C’est ainsi que des consommateurs se retrouvent harcelés de coups de téléphone ou par des démarcheurs à domicile sans trop comprendre comment leurs coordonnées ont pu atterrir entre leurs mains. Si les cartes de fidélité ne sont pas les seules responsables, elles participent à cette fuite de données dans la nature.
RGPD : protection renforcée
Le « Règlement Général sur la Protection des Données » (RGPD) renforce les règles de consentement déjà inscrites dans la loi « Informatique et Libertés ». La Cnil (Commission nationale de l’informatique et des libertés) veille aux respects de ces règles.
Sur son site Internet, le consentement est défini comme « toute manifestation de volonté, libre, spécifique, éclairée et univoque par laquelle la personne concernée accepte, par une déclaration ou par un acte positif clair, que des données à caractère personnel la concernant fassent l’objet d’un traitement ».
Si le consentement est requis, il n’est pas la seule contrainte légale à laquelle le responsable de traitement doit se conformer. Il a également l’obligation de faciliter l’exercice des droits des personnes (information, opposition, rectification…), de minimiser le recueil de données (il doit être adéquat, pertinent et réduit à ce qui est nécessaire au regard de la finalité du traitement), de limiter leur durée de conservation et d’assurer leur sécurité.
La Cnil est en charge d’effectuer des contrôles, mais ses moyens sont limités.

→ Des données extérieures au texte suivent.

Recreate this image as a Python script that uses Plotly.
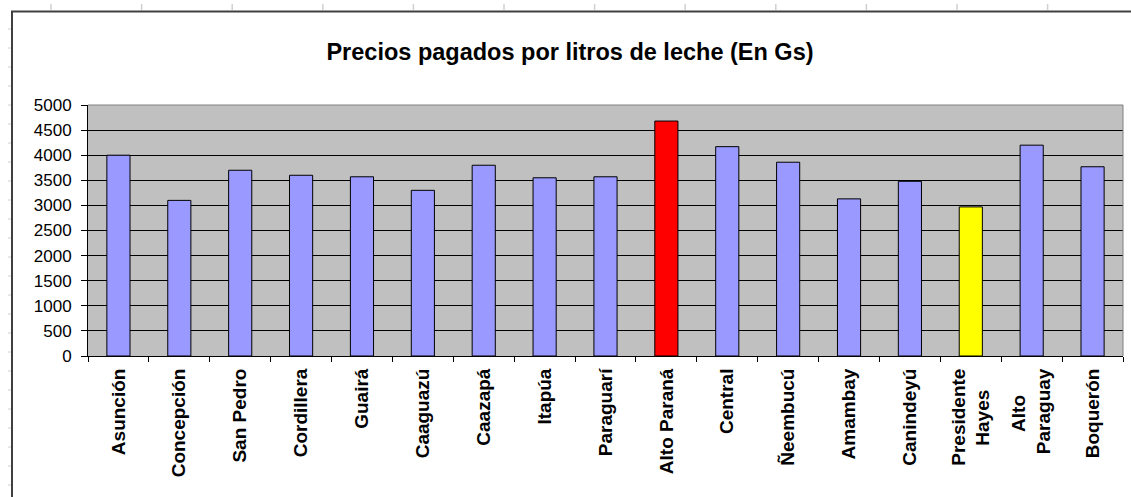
import plotly.graph_objects as go

departamentos = ["Asunción", "Concepción", "San Pedro", "Cordillera", "Guairá",
                 "Caaguazú", "Caazapá", "Itapúa", "Paraguarí", "Alto Paraná",
                 "Central", "Ñeembucú", "Amambay", "Canindeyú", "Presidente Hayes",
                 "Alto Paraguay", "Boquerón"]
precios = [4000, 3100, 3700, 3600, 3570, 3300, 3800, 3550, 3570, 4680,
           4170, 3860, 3130, 3480, 2970, 4200, 3770]
tick_labels = ["Asunción", "Concepción", "San Pedro", "Cordillera", "Guairá",
               "Caaguazú", "Caazapá", "Itapúa", "Paraguarí", "Alto Paraná",
               "Central", "Ñeembucú", "Amambay", "Canindeyú",
               "Presidente<br>Hayes" + "\u00a0" * 4,
               "Alto" + "\u00a0" * 5 + "<br>Paraguay",
               "Boquerón"]
y_ticks = [0, 500, 1000, 1500, 2000, 2500, 3000, 3500, 4000, 4500, 5000]

colors = []
for d in departamentos:
    if d == "Alto Paraná":
        colors.append("#FF0000")
    elif d == "Presidente Hayes":
        colors.append("#FFFF00")
    else:
        colors.append("#9999FF")

FONT = "Liberation Sans, Arial, sans-serif"
L, R, T, B = 88, 8, 105, 141
PW, PH = 1131 - L - R, 497 - T - B


def px(x):
    return (x - L) / PW


def py(y):
    return (497 - B - y) / PH


fig = go.Figure()
fig.add_trace(go.Bar(
    x=departamentos, y=precios,
    marker=dict(color=colors, line=dict(color="#000000", width=1)),
    hoverinfo="x+y",
))

shapes = []
# spreadsheet gridline remnants outside the chart
for i in range(12):
    xp = 51 + i * 90.6
    shapes.append(dict(type="line", xref="paper", yref="paper",
                       x0=px(xp), x1=px(xp), y0=py(4), y1=py(10),
                       line=dict(color="#D0D0D0", width=1.5)))
for j in range(25):
    yp = 29 + j * 19
    shapes.append(dict(type="line", xref="paper", yref="paper",
                       x0=px(8), x1=px(11), y0=py(yp), y1=py(yp),
                       line=dict(color="#D0D0D0", width=1)))
# chart area border (top and left)
shapes.append(dict(type="line", xref="paper", yref="paper",
                   x0=px(11), x1=px(1140), y0=py(11.5), y1=py(11.5),
                   line=dict(color="#404040", width=2)))
shapes.append(dict(type="line", xref="paper", yref="paper",
                   x0=px(12), x1=px(12), y0=py(11), y1=py(505),
                   line=dict(color="#404040", width=2)))
# plot area border top/right grey
shapes.append(dict(type="line", xref="paper", yref="paper",
                   x0=0, x1=1, y0=1, y1=1,
                   line=dict(color="#808080", width=1), layer="above"))
shapes.append(dict(type="line", xref="paper", yref="paper",
                   x0=1, x1=1, y0=0, y1=1,
                   line=dict(color="#808080", width=1), layer="above"))

fig.update_layout(
    width=1131, height=497,
    margin=dict(l=L, r=R, t=T, b=B, pad=0),
    paper_bgcolor="#FFFFFF",
    plot_bgcolor="#C0C0C0",
    bargap=0.62,
    showlegend=False,
    title=dict(text="<b>Precios pagados por litros de leche (En Gs)</b>",
               x=570 / 1131, xref="container", xanchor="center",
               y=1 - 52 / 497, yref="container", yanchor="middle",
               font=dict(family=FONT, size=23.5, color="#000000")),
    font=dict(family=FONT, color="#000000"),
    shapes=shapes,
)
fig.update_xaxes(
    tickmode="array", tickvals=departamentos, ticktext=tick_labels,
    tickangle=-90, tickson="boundaries", ticks="outside", ticklen=5,
    tickcolor="#000000", tickwidth=1,
    tickfont=dict(family=FONT, size=19, color="#000000", weight="bold"),
    showline=True, linecolor="#000000", linewidth=1,
    showgrid=False, zeroline=False, mirror=False, ticklabelstandoff=4,
)
fig.update_yaxes(
    range=[0, 5000], tickmode="array", tickvals=y_ticks,
    ticks="outside", ticklen=6, tickcolor="#000000", tickwidth=1,
    tickfont=dict(family=FONT, size=17, color="#000000"),
    showline=True, linecolor="#000000", linewidth=1,
    showgrid=True, gridcolor="#000000", gridwidth=1,
    zeroline=False, ticklabelstandoff=6,
)

fig.write_html("out.html", config={"displayModeBar": False},
               post_script="document.body.style.margin='0';")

Dématérialisation : carte de fidélité virtuelle
Certaines applications dans nos smartphones permettent d’enregistrer nos cartes de fidélité et de les stocker dans un portefeuille virtuel. Elles fonctionnent de la même manière que leurs versions physiques, mais en ayant l’avantage de prendre moins de place. Le client scanne un QR code ou un code barre au moment du passage en caisse.
Du côté des professionnels, la dématérialisation des cartes de fidélité leur garantit un risque de fraude moindre et le suivi en temps réel des actes d’achat réalisés, donc la possibilité d’ajuster la stratégie marketing en fonction du succès ou de l’échec d’une action promotionnelle.
« Géofencing » : le marketing numérique ciblé
Les programmes de fidélité virtuels permettent aux enseignes de mettre en place le « géofencing » que l’on pourrait traduire par « géo-repérage ». Une stratégie de ciblage marketing qui consiste à « appâter » le client.
Ce dernier reçoit des notifications sur son téléphone avec des offres ciblées, lorsqu’il entre dans le périmètre d’une enseigne (distance de quelques minutes à pied) dont il est porteur de la carte.
Cela nécessite évidemment d’avoir l’accord du client et de se conformer aux prescriptions du RPGD sur le traitement des données personnelles. Toutefois, les professionnels sont encouragés à ne pas en abuser pour éviter que ces alertes ne soient considérées comme de la publicité intrusive.
Programme de fidélité et consommation responsable sont-ils compatibles ?
D’après les travaux de l’Observatoire de la fidélité et de la fidélisation clientèle, il apparaît que les clients semblent peu convaincus par l’engagement et les valeurs mises en avant par les enseignes en termes d’écoresponsabilité. Ils ont tendance à penser que le but poursuivi est avant tout économique et mercantile.
Le baromètre s’est donc focalisé sur la façon dont les programmes de fidélité pourraient être un levier pour transmettre les valeurs sur lesquelles les entreprises s’engagent. Dans sa présentation des résultats, Juliette PASSEBOIS, maître de conférences à l’Institut d’administration des entreprises de Bordeaux, explique que l’idée était de rechercher comment l’engagement vertueux des entreprises pourrait être porté à la connaissance des consommateurs, via le programme de fidélité notamment.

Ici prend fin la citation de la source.